Should voters who don’t vote stay on voter rolls
Political apathy worried Jean-Jacques Rousseau. In a healthy republic, he wrote in “The Social Contract” in 1762, citizens “fly to the assemblies” and take an active role in public affairs. He would frown on America’s voter turnout, which hovers at 40% for mid-term elections and seldom goes much higher than 55% for a presidential race. But he might have been even more alarmed by laws that sideline infrequent voters from politics.

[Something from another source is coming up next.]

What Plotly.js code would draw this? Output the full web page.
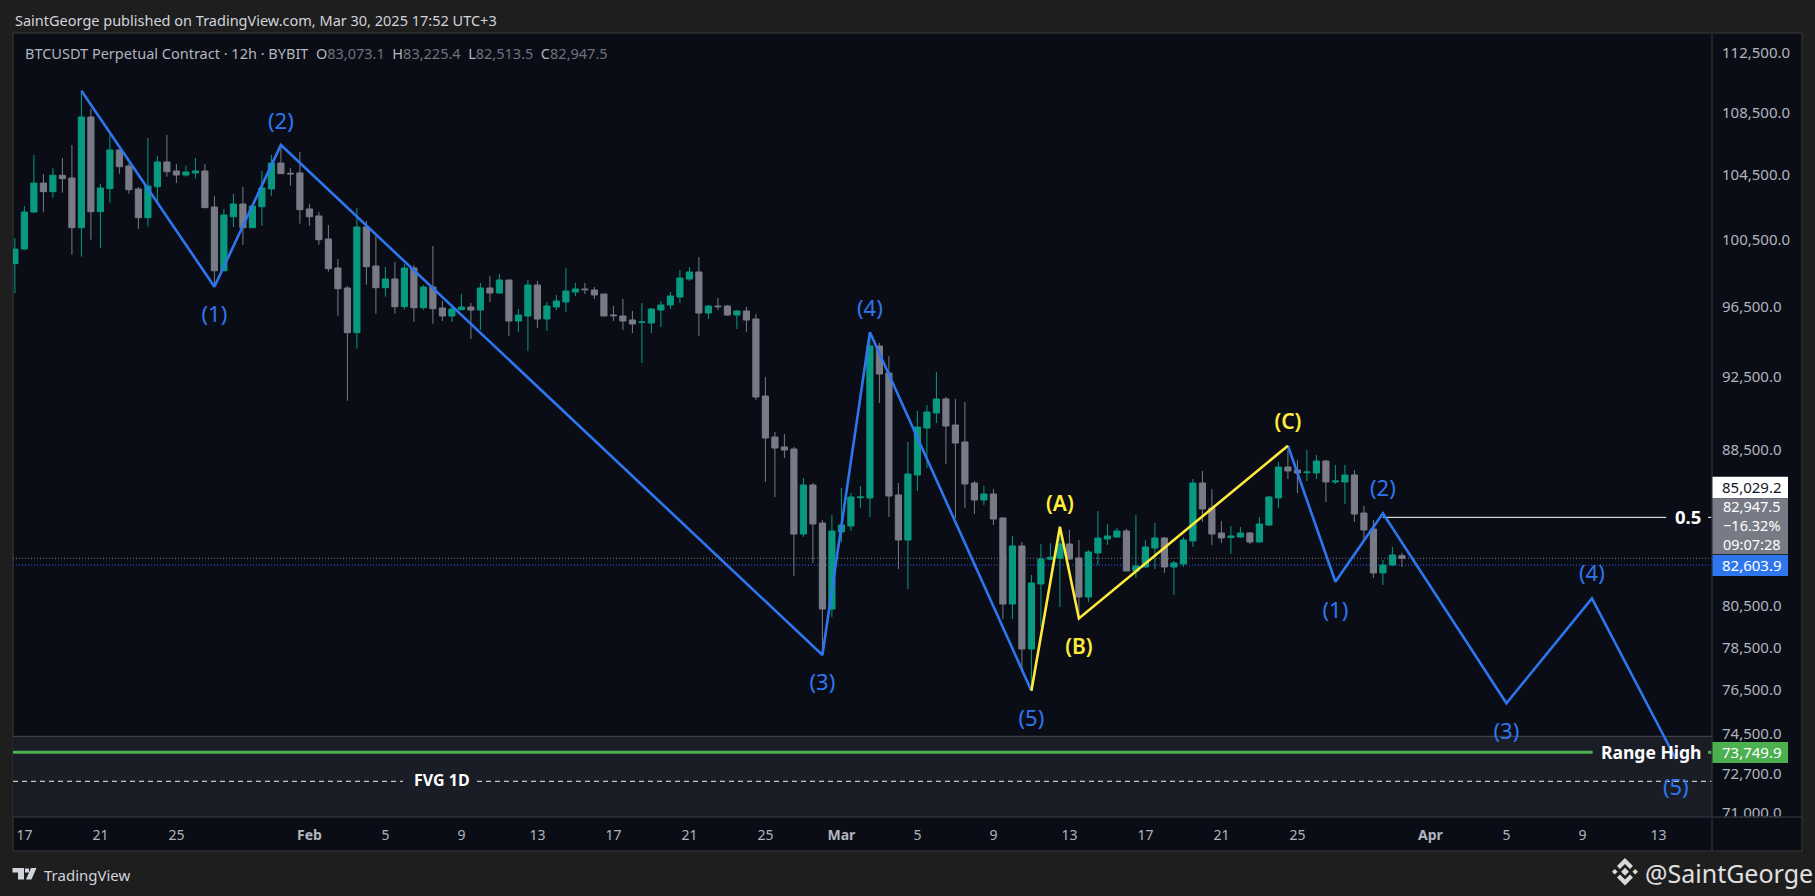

On January 10th a rule that has disenfranchised hundreds of thousands of Ohioans comes under the Supreme Court’s microscope. Husted v Philip Randolph Institute concerns what the League of Women Voters and the Brennan Centre for Justice calls the most restrictive approach to winnowing voter rolls found anywhere in America. Since 1994, in addition to nixing people who have died or moved—which all states do—Ohio has sent a postcard to voters who have not voted for two years. If they fail to return the address confirmation and then miss two more federal elections, they are taken off the rolls.
Ohio says its “supplemental process” for trimming voter lists is authorised by two laws: the National Voting Rights Act (NVRA) of 1993, which demands “accurate and current voter registration rolls”, and the Help America Vote Act (HAVA) of 2002. Challengers reply that Ohio’s procedure clashes with the primary mission of the NVRA: protecting the “fundamental” right of American citizens to vote. When the Sixth Circuit Court of Appeals considered Husted in 2016, it sided with the plaintiffs by a 2-1 vote. Inactivity, the majority found, is an illicit basis for wiping registered voters from the rolls. According to the NVRA, no individual may be removed from state lists “by reason of the person’s failure to vote”. In their brief to the justices, lawyers for the American Civil Liberties Union explained why Congress insisted on this caveat: “While voting is a right, people have an equal right not to vote,” a Senate report declared, “for whatever reason.”
The core of Husted involves a tricky detail of statutory interpretation: how to read a line in HAVA barring states from removing individuals from voter lists “solely by reason of a failure to vote”. The challengers and the Sixth Circuit majority contend that Ohio de-registers voters based only on inactivity—and thus falls foul of the law. Ohio’s Republican secretary of state, Jon Husted, and the dissenting Sixth Circuit judge, counter that the erasure results from that fact and another omission: the individual’s failure to confirm his address by sending the postcard.
For decades, the Department of Justice (DOJ) understood the law the way the challengers do. But in a rare about-face the DOJ under Donald Trump now embraces Ohio’s position. Samuel Bagenstos, a law professor at the University of Michigan who served in Barack Obama’s DOJ, laments, in an amicus brief drafted for 13 former DoJ lawyers who served in Democratic and Republican administrations, that the department’s “longstanding view” has been “abandoned”.
Mr Bagenstos’s brief examines the legal bases for voter purges. If Ohio wants to remove people who have moved, the brief notes, it is a better idea to consult post-office or motor-vehicle records than to guess from voting history. People may opt to stay at home on election day because they dislike the candidates, feel their vote won’t make a difference or are dissuaded by voter-ID laws: inactivity is not a reliable “indication that someone has moved”.
A study by Reuters found that about twice as many Democrats as Republicans were purged from the rolls in Ohio before the election of 2016. This partisan context may presage an ideologically split Supreme Court ruling, but Rick Hasen, an expert in election law, thinks Mr Bagenstos’s brief has a chance of swaying the court’s newest conservative, Neil Gorsuch. “I think if Justice Gorsuch is true to his textualist proclamations, his vote could well be in play,” Mr Hasen says. Elizabeth Wydra of the Constitutional Accountability Centre agrees. Justice Gorsuch insists that courts “must not rewrite federal laws under the guise of interpreting them”, she says, which bodes well for the plaintiffs. “States may not disenfranchise voters simply because they have failed to exercise their right to vote in the past.”